With their live-to-tape show requirements changing virtually every day, producers and crew for the “Conan” show on TBS have to deal with varying issues involving monitoring, computers, new camera feeds and sometimes even video material that guests bring onto the show. A large complement of AJA Video mini-converters is used to accommodate whatever needs arise.

The one-hour variety show is shot in front of a live studio audience in Burbank, CA. While the show is prerecorded, it’s produced and edited as if it were live because the East Coast feed is transmitted one hour after taping wraps. The show uses more than 90 mini-converters, including the AJA Hi5, HA5, HD10CEA, HD10C2 and HD10DA products.

Chris Savage, lead camera utility on "Conan,” said the biggest benefit of using AJA mini-converters is their portability.

“Being able to plug and unplug, and not have to go to a rack or moreover to another building to patch and downconvert or reclock, is a huge advantage,” Savage said.

In the studio, there are more than a dozen 60in LCD monitors mounted above the audience in the seating area. The stage was initially designed to run an SD signal to those monitors, but in production, the feed interfered with fluorescent lighting on stage and caused a roll in the picture. The show turned to AJA Hi5 mini-converters to convert the HD-SDI signal to HDMI to drive an HD feed of the program on the monitors. The Hi5s provided a quick, easy and cost-effective solution that was easily integrated with the existing production infrastructure.

For the show’s “Conan Video Blog” segments, the AJA HA5 mini-converter is used to pull a video signal from a laptop used in the broadcast. AJA KONA 3 and KONA LHi capture cards are also used as part of the show’s Apple Final Cut Pro editing workflow, and AJA VTR Xchange software is used for remote deck control via the KONA card's RS-422 interface.

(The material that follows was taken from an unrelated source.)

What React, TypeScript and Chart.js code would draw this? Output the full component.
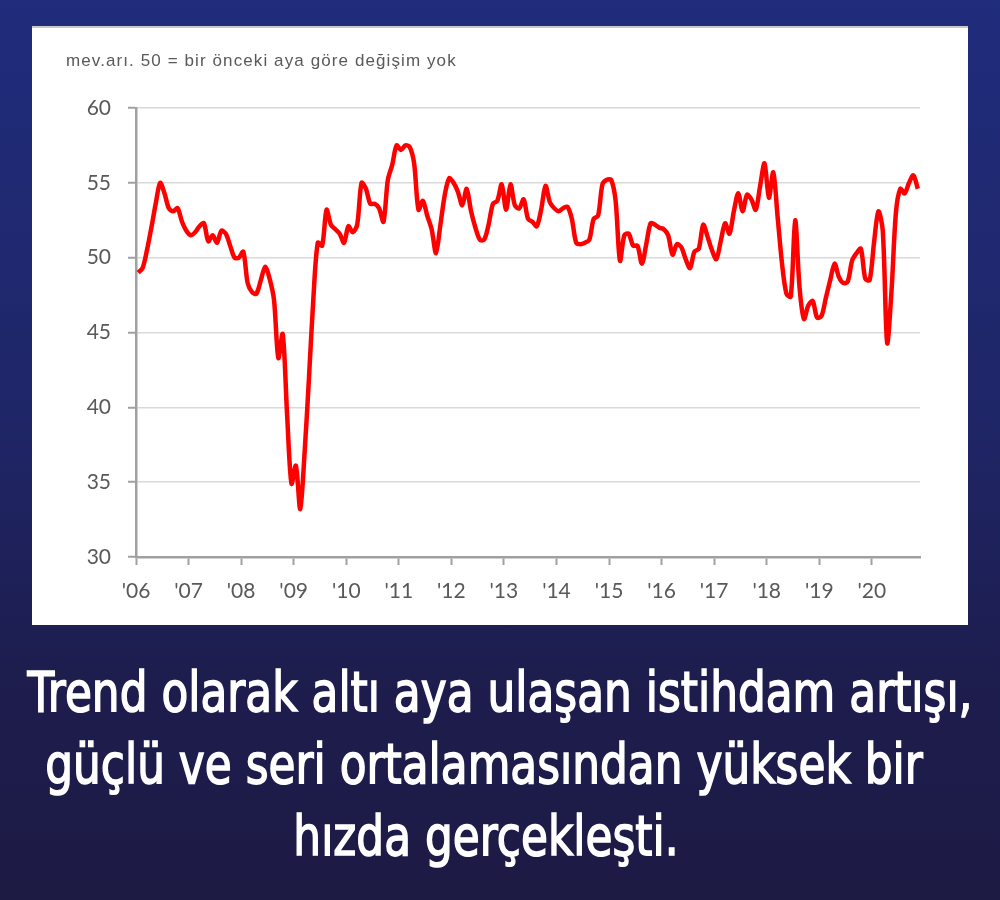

The gear was installed in a new production studio built on Stage 15 on the Warner Bros. Studios lot in Burbank. Systems integrator Keycode Media designed and installed all post-production systems for the project, including editing and server systems (including a Grass Valley K2 SAN, Apple Final Cut integration and Chyron graphics). NEP Broadcasting installed multiple Grass Valley K2 media servers, three K2 Summit production clients running ChannelFlex, three K2 Dyno replay controllers on a K2 production SAN, a K2 Dyno production assistant and a 180 x 256 Trinix NXT router.